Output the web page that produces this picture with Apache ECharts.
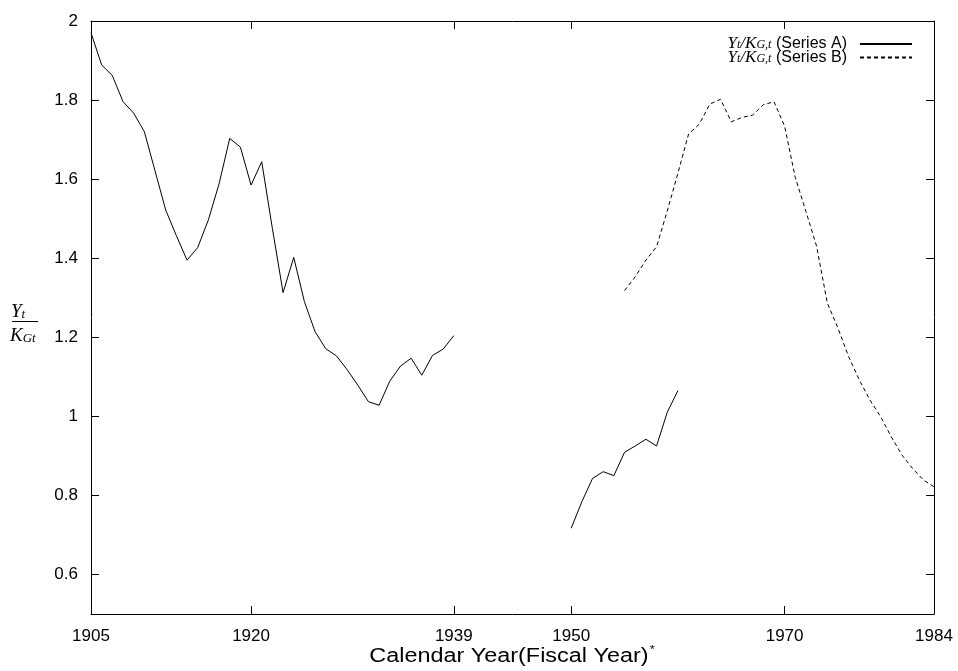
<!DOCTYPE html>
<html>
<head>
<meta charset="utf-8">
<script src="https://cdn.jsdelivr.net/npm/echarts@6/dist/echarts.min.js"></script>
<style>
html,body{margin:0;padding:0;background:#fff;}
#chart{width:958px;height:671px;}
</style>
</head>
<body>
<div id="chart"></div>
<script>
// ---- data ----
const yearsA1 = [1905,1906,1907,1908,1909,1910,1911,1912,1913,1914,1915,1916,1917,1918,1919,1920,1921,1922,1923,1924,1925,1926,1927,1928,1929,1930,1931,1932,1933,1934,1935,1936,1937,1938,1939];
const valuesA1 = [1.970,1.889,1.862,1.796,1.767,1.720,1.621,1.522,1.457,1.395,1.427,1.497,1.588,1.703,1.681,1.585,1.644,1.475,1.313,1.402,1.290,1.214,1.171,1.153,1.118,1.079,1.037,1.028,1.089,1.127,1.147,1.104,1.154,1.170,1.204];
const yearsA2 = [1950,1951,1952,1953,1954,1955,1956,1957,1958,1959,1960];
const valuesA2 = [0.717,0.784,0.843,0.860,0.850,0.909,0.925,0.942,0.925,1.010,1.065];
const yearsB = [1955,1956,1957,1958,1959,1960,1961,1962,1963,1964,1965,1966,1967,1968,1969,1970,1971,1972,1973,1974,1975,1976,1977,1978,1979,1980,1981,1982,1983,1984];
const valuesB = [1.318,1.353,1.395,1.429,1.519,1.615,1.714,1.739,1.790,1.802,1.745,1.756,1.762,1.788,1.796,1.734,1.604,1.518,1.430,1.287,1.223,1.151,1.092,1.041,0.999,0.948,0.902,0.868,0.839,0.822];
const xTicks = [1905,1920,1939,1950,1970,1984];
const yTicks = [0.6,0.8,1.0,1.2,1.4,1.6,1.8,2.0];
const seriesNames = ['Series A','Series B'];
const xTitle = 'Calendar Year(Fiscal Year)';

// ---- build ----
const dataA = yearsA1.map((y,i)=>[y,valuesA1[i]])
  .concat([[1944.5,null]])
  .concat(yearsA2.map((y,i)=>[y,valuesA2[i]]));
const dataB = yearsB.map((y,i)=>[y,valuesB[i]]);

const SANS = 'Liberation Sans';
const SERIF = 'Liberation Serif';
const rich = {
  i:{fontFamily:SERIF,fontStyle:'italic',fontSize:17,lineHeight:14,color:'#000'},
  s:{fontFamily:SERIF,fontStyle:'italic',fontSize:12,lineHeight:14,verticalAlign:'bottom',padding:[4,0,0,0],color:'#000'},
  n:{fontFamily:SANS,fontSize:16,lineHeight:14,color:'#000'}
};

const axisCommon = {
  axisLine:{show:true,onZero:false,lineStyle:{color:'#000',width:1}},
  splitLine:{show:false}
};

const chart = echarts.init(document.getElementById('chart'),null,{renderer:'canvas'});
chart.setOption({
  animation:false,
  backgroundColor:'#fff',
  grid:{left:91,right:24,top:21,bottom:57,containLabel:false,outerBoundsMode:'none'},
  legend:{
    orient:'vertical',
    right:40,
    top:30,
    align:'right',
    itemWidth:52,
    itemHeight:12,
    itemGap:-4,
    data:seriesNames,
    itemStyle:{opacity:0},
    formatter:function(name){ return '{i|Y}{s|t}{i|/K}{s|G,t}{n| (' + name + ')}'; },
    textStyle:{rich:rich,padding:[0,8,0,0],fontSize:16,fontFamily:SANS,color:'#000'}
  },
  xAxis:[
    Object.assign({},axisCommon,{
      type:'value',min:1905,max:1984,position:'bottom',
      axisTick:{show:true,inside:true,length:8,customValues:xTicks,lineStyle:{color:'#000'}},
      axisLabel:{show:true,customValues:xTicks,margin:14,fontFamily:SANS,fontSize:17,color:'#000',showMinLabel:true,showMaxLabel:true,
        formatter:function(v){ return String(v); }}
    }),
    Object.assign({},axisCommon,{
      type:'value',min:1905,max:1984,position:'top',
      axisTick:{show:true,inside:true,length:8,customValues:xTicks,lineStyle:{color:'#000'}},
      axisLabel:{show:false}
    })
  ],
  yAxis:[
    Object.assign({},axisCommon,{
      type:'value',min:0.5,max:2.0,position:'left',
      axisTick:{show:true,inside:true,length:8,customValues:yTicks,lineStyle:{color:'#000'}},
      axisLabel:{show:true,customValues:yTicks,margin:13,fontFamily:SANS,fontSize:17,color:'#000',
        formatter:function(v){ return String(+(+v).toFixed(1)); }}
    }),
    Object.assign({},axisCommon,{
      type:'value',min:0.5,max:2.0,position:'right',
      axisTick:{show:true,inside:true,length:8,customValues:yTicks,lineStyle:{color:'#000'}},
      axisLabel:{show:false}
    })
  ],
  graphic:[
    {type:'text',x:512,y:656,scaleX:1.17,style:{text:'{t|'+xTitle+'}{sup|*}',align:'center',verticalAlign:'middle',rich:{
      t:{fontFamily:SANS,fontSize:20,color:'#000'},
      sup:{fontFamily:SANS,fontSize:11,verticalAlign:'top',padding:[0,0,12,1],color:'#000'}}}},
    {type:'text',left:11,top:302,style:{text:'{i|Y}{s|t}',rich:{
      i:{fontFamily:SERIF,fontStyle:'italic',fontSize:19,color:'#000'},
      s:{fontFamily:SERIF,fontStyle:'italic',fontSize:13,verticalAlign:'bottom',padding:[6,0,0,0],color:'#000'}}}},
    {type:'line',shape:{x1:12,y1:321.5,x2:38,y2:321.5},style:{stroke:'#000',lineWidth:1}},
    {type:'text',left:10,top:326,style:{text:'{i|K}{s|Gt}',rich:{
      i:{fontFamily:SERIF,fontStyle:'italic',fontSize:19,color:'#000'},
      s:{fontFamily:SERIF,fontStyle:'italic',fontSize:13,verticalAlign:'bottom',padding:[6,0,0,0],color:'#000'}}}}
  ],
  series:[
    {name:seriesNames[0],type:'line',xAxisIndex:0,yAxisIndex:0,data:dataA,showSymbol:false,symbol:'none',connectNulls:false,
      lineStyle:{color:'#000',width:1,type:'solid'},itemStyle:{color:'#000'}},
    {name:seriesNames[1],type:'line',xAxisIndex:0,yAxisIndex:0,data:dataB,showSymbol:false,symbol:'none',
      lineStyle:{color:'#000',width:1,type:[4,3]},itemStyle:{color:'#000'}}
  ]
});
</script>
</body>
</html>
========
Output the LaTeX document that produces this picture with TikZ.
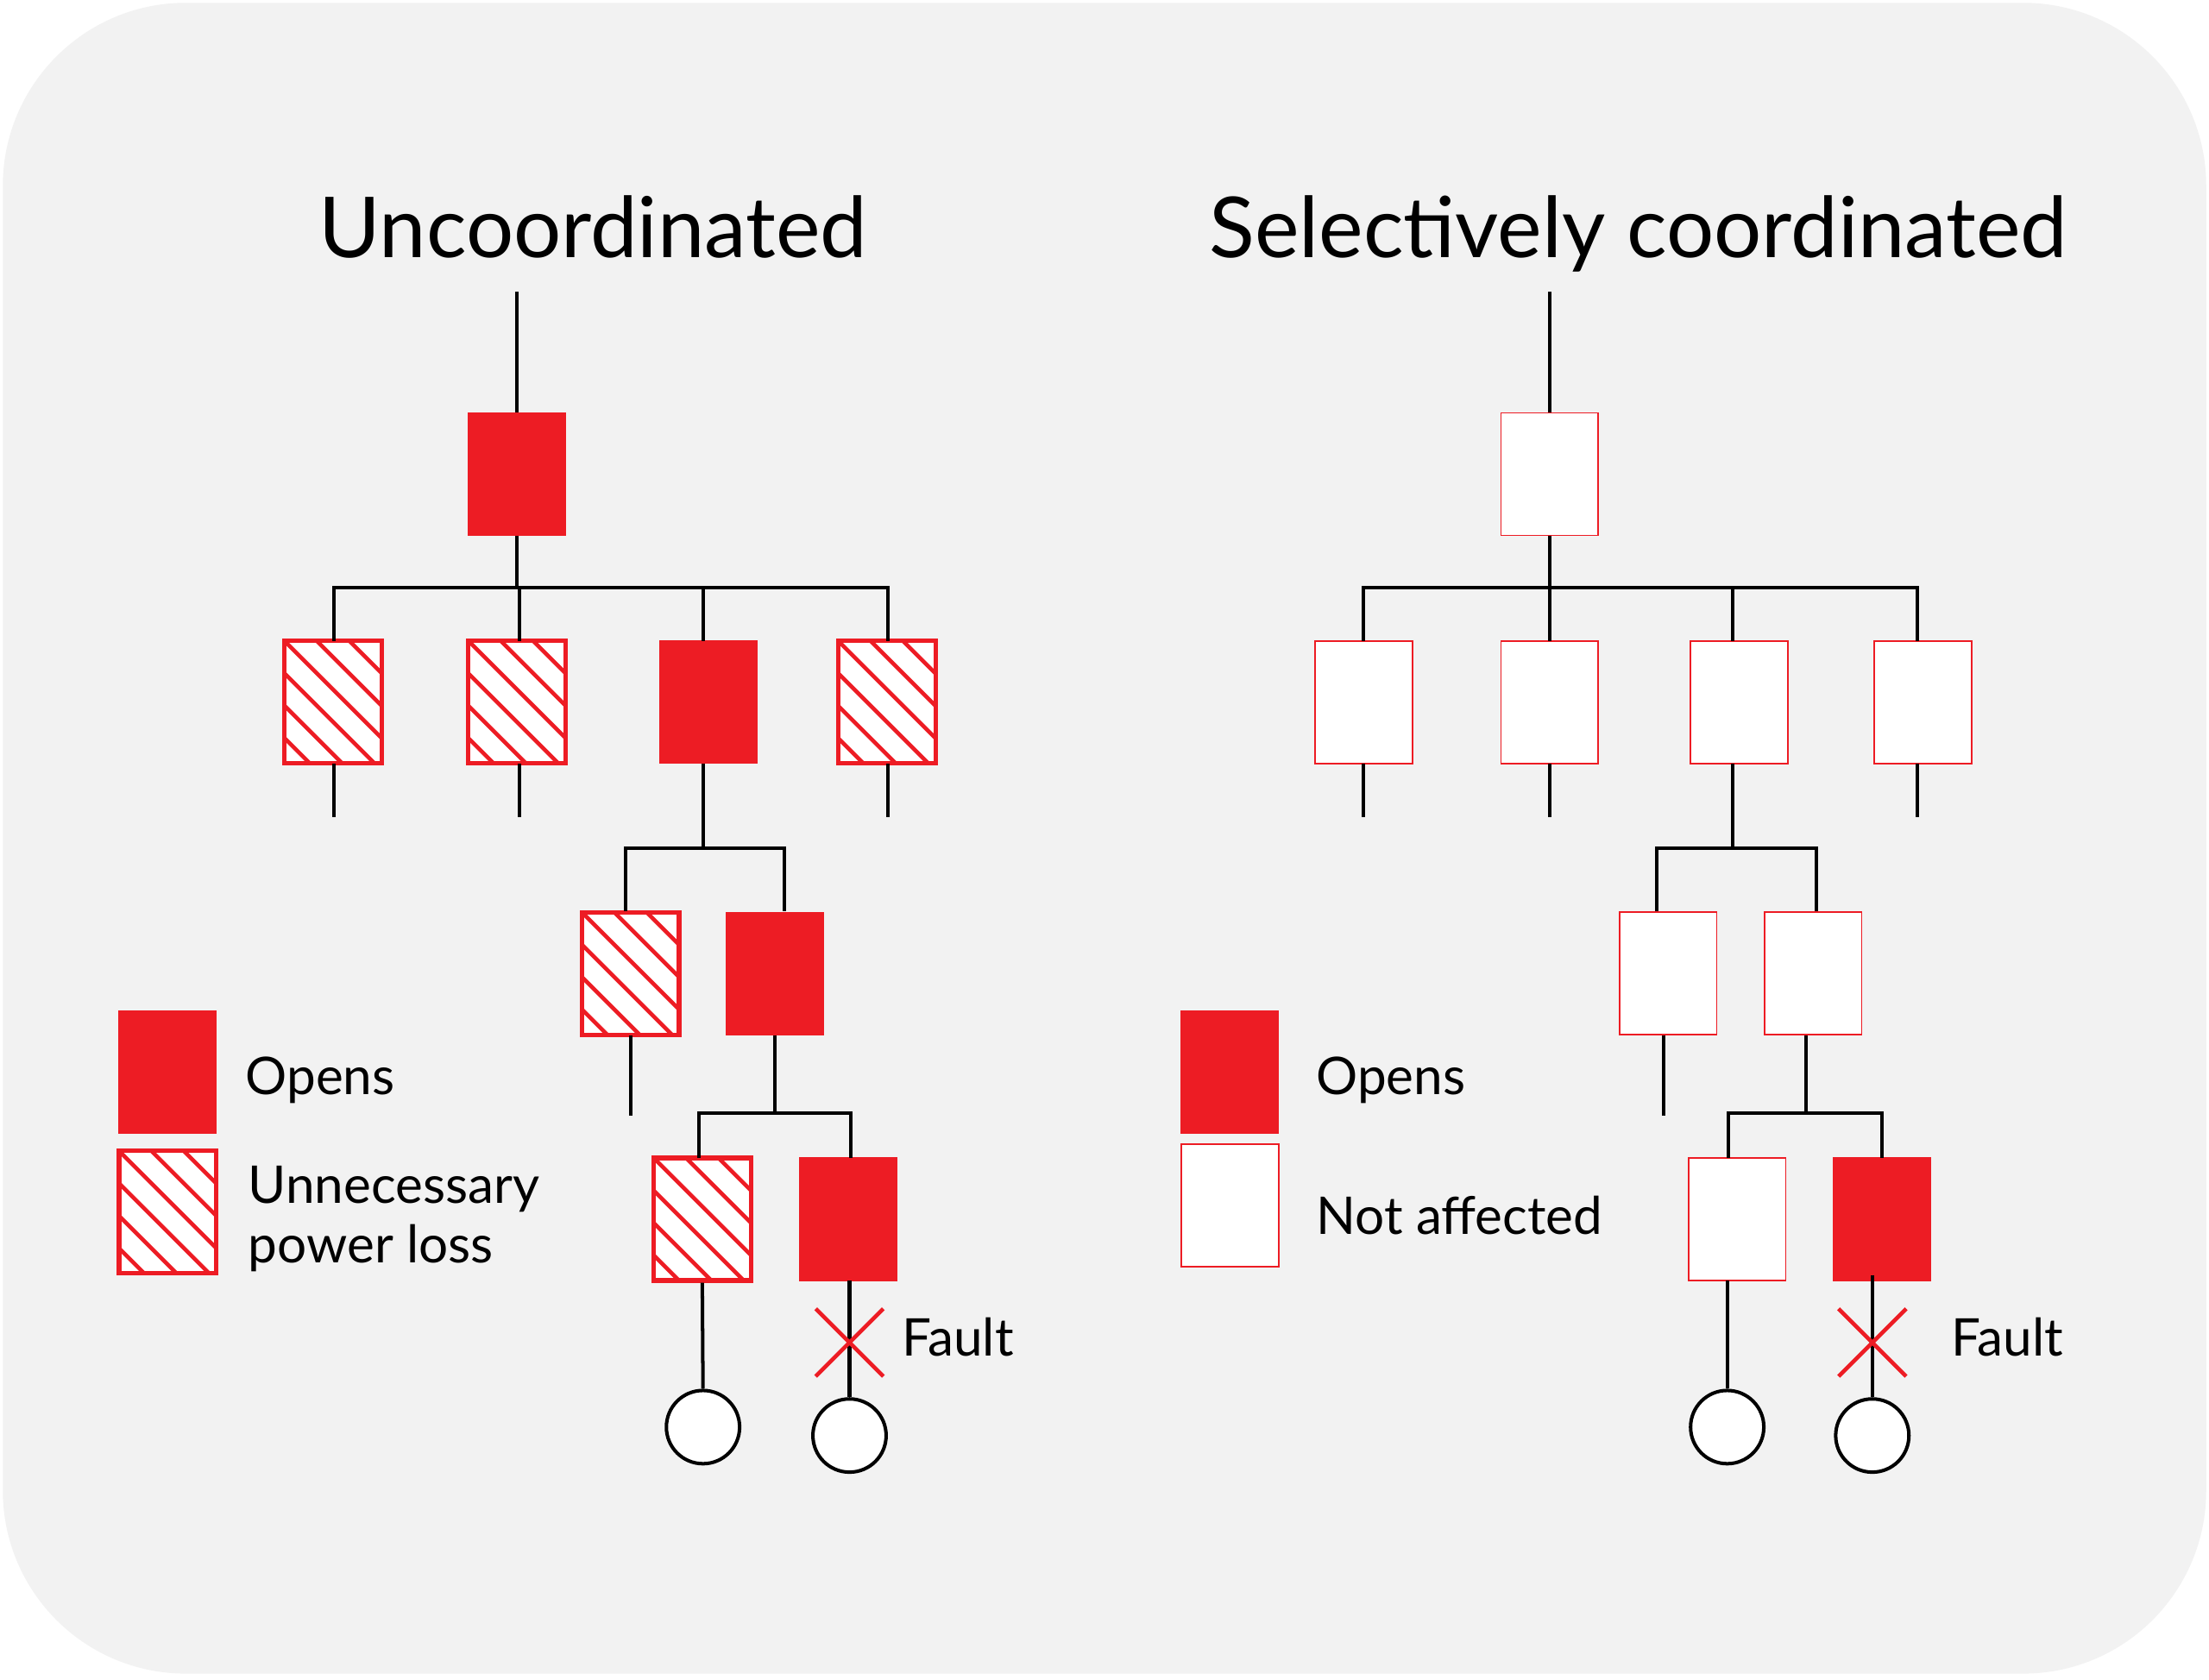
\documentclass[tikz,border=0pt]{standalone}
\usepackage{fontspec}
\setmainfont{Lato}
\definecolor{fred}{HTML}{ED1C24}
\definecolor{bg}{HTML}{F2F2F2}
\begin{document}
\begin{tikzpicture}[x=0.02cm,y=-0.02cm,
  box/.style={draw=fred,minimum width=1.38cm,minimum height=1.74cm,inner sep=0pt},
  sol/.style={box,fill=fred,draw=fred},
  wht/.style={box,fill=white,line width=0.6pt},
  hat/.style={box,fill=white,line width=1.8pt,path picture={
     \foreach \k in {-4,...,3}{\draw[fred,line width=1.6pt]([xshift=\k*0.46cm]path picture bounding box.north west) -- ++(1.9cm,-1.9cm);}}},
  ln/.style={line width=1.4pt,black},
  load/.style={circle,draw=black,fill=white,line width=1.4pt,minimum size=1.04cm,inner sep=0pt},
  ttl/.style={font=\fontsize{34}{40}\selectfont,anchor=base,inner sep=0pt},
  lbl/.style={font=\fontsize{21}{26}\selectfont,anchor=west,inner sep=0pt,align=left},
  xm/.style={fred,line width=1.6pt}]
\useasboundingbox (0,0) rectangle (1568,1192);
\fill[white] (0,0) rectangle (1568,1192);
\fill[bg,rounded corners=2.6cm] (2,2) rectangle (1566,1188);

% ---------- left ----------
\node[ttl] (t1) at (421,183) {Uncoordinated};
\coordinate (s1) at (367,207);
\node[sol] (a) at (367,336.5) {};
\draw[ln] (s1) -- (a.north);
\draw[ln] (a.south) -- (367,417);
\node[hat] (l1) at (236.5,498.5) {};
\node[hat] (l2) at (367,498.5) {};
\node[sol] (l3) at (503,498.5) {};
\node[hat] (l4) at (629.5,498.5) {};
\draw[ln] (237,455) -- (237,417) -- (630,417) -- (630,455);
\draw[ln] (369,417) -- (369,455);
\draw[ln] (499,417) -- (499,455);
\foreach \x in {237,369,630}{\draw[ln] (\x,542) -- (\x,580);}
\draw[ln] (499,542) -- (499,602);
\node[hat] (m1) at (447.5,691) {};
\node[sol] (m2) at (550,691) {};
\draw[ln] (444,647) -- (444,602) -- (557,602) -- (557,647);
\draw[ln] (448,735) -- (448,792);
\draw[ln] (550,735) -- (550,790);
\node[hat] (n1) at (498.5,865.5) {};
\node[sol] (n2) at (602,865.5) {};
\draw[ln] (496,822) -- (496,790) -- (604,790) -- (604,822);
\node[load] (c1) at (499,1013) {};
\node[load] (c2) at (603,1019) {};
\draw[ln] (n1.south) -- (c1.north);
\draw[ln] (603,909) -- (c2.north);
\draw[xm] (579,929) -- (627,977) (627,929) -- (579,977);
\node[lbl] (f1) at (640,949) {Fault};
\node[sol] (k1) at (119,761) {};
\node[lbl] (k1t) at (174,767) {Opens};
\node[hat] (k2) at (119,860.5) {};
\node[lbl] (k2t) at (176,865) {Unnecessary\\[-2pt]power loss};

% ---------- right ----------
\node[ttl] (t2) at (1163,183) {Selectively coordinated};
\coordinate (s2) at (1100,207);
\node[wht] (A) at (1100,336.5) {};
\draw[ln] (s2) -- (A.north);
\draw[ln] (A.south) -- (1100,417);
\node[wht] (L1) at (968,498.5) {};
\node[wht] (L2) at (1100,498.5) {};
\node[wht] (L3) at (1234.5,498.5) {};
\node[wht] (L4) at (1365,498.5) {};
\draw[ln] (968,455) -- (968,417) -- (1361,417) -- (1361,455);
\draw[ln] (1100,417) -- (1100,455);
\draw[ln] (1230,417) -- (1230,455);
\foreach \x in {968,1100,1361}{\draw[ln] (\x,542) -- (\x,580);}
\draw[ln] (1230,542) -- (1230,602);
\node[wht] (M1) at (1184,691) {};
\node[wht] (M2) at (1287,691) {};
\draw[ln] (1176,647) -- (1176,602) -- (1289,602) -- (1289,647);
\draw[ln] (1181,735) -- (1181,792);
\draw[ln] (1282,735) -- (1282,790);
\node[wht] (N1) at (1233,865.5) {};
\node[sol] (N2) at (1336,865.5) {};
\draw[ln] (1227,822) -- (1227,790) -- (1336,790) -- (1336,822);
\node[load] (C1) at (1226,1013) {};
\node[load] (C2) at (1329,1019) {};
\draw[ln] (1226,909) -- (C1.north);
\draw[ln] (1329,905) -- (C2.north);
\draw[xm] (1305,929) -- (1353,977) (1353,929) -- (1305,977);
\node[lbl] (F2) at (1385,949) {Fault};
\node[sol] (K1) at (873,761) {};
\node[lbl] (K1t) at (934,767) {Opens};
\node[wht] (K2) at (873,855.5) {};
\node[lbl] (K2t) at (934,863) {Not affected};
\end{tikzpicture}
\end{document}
========
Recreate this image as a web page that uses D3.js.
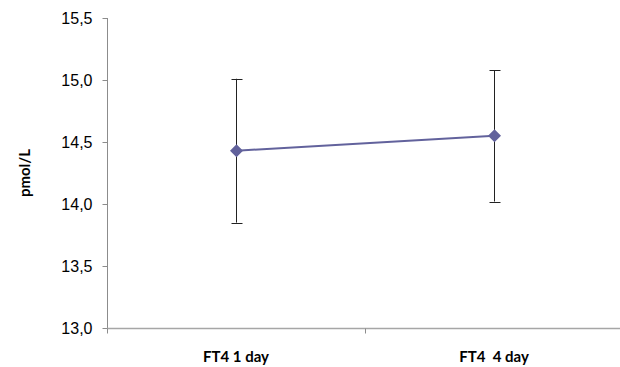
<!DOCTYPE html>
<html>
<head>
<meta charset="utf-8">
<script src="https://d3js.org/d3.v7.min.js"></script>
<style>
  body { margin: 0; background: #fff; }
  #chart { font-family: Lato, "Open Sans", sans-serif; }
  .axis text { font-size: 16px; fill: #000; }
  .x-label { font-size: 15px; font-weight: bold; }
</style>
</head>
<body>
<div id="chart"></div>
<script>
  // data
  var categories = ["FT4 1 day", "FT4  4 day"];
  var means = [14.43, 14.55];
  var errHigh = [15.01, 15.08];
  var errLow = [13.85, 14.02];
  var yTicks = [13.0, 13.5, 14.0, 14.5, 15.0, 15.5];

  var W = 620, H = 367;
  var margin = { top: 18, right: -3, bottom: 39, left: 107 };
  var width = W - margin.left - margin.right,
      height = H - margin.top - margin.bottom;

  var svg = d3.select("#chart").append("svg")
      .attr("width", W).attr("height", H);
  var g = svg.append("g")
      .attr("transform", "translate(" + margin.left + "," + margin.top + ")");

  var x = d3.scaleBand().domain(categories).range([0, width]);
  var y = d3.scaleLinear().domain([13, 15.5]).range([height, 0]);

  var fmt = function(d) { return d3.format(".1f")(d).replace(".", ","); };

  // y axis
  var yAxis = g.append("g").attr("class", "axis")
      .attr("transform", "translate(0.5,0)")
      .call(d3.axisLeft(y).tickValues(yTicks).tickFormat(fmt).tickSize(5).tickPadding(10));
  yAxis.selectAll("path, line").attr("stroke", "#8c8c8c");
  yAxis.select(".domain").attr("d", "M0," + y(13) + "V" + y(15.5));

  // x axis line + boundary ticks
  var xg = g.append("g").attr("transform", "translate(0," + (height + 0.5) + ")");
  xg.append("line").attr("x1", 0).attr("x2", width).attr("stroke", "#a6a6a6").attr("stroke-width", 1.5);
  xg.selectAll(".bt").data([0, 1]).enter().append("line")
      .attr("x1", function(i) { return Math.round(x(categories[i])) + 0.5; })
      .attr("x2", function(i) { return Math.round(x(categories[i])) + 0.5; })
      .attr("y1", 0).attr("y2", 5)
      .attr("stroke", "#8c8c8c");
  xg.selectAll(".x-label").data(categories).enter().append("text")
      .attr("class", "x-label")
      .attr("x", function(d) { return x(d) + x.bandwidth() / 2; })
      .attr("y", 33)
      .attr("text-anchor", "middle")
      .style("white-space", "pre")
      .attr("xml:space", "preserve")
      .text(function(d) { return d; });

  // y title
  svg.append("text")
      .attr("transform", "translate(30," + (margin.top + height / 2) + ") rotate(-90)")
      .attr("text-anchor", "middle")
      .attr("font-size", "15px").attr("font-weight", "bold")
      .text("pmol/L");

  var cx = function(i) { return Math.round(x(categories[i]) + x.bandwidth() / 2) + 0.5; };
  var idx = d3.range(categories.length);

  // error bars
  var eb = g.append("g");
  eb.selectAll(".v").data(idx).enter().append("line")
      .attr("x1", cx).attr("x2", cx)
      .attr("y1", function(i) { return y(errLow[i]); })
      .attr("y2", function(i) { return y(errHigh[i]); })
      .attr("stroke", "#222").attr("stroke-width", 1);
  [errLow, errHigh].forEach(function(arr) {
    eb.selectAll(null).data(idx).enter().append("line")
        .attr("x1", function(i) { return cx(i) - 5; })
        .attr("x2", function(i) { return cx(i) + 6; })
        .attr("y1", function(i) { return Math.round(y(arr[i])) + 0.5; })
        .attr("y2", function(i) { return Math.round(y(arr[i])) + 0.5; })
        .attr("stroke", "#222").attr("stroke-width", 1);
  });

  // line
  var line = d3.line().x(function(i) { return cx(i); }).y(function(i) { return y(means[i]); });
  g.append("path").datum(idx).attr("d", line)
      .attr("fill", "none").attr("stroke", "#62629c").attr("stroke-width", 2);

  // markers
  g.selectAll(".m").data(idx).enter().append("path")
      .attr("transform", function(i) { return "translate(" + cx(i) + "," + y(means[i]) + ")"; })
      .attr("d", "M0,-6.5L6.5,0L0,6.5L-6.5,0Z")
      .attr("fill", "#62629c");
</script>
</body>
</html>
========
Task to complete: Repeat exactly, and only, the entries from the line with "Output the web" through the line with "const xTitle = 'Calendar Year(Fiscal Year)';". Pictures are skipped.

Exercise answer:
Output the web page that produces this picture with Apache ECharts.
<!DOCTYPE html>
<html>
<head>
<meta charset="utf-8">
<script src="https://cdn.jsdelivr.net/npm/echarts@6/dist/echarts.min.js"></script>
<style>
html,body{margin:0;padding:0;background:#fff;}
#chart{width:958px;height:671px;}
</style>
</head>
<body>
<div id="chart"></div>
<script>
// ---- data ----
const yearsA1 = [1905,1906,1907,1908,1909,1910,1911,1912,1913,1914,1915,1916,1917,1918,1919,1920,1921,1922,1923,1924,1925,1926,1927,1928,1929,1930,1931,1932,1933,1934,1935,1936,1937,1938,1939];
const valuesA1 = [1.970,1.889,1.862,1.796,1.767,1.720,1.621,1.522,1.457,1.395,1.427,1.497,1.588,1.703,1.681,1.585,1.644,1.475,1.313,1.402,1.290,1.214,1.171,1.153,1.118,1.079,1.037,1.028,1.089,1.127,1.147,1.104,1.154,1.170,1.204];
const yearsA2 = [1950,1951,1952,1953,1954,1955,1956,1957,1958,1959,1960];
const valuesA2 = [0.717,0.784,0.843,0.860,0.850,0.909,0.925,0.942,0.925,1.010,1.065];
const yearsB = [1955,1956,1957,1958,1959,1960,1961,1962,1963,1964,1965,1966,1967,1968,1969,1970,1971,1972,1973,1974,1975,1976,1977,1978,1979,1980,1981,1982,1983,1984];
const valuesB = [1.318,1.353,1.395,1.429,1.519,1.615,1.714,1.739,1.790,1.802,1.745,1.756,1.762,1.788,1.796,1.734,1.604,1.518,1.430,1.287,1.223,1.151,1.092,1.041,0.999,0.948,0.902,0.868,0.839,0.822];
const xTicks = [1905,1920,1939,1950,1970,1984];
const yTicks = [0.6,0.8,1.0,1.2,1.4,1.6,1.8,2.0];
const seriesNames = ['Series A','Series B'];
const xTitle = 'Calendar Year(Fiscal Year)';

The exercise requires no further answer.